When an employer and employees are ready to start bargaining, the employer will send a Notice to employees who fall within the coverage of the proposed agreement. This Notice is called a Notice of Employee Representational Rights.

This Notice tells you that the union will negotiate on behalf of our members as a ‘bargaining representative’. The employer is also a ‘bargaining representative’. Employees who are not a member of a union may appoint their own bargaining representative.

Once the Notice has been sent to employees, bargaining formally begins. All bargaining representatives (including the employer and the union) must bargain with each other in ‘good faith’. This means that parties must meet regularly, give reasons for their claims, not engage in unfair conduct and share relevant information. Bargaining in good faith does not mean that either side needs to make concessions or that an agreement has to be reached.


If an employer refuses to start bargaining, the union can go to Fair Work Australia

If an employer refuses to start bargaining, the union can go to Fair Work Australia (FWA) to get the employer ordered to negotiate in good faith. FWA will only order an employer to bargain if there is evidence that a majority of employees want to negotiate an enterprise agreement with the employer. Usually employees in this situation will sign a confidential petition which only FWA sees.

Sometimes there is disagreement about the appropriate scope for an agreement. If the parties cannot reach agreement, either side can ask FWA to determine the scope. Before issuing a scope order, FWA will consider a range of things, including whether the group is fairly chosen and whether the dispute about scope is really undermining efficient bargaining.

If parties cannot reach agreement through negotiation, the union can organise protected industrial action.

Employees should also be aware that an employer can legally request the employees vote on an agreement when 21 days has passed since bargaining formally commenced. Even if the union believes that negotiations have not finished, an employer can lawfully put an agreement to the vote at any stage after this mininum period.


What happens when agreement is reached?

There are a series of steps which must be followed after agreement is reached in principle between the employer and the union. Employees must have access to the agreement for seven days before the vote. A valid majority of the employees must vote in favour. Both the employer and the union must sign declarations that the process complied with the legal requirements.

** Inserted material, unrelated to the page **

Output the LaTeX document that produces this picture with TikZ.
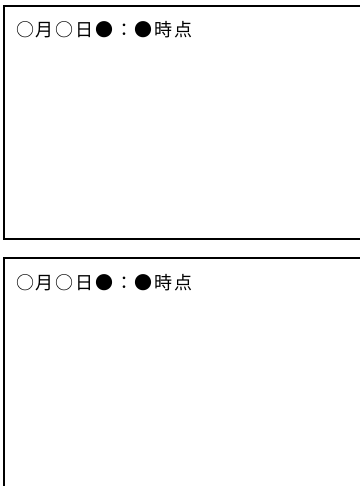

FWA will also check that the agreement passes the ‘better off overall’ test. This means that every agreement must leave each employee better off overall than they would have been under the award.

Seven days after the agreement is approved by FWA it becomes legally enforceable. Once it is approved, it remains legally enforceable even after its expiry date. It is almost impossible to overturn an agreement once it is approved. For this reason, it is important to make sure the wording of the agreement actually reflects your understanding of what was agreed.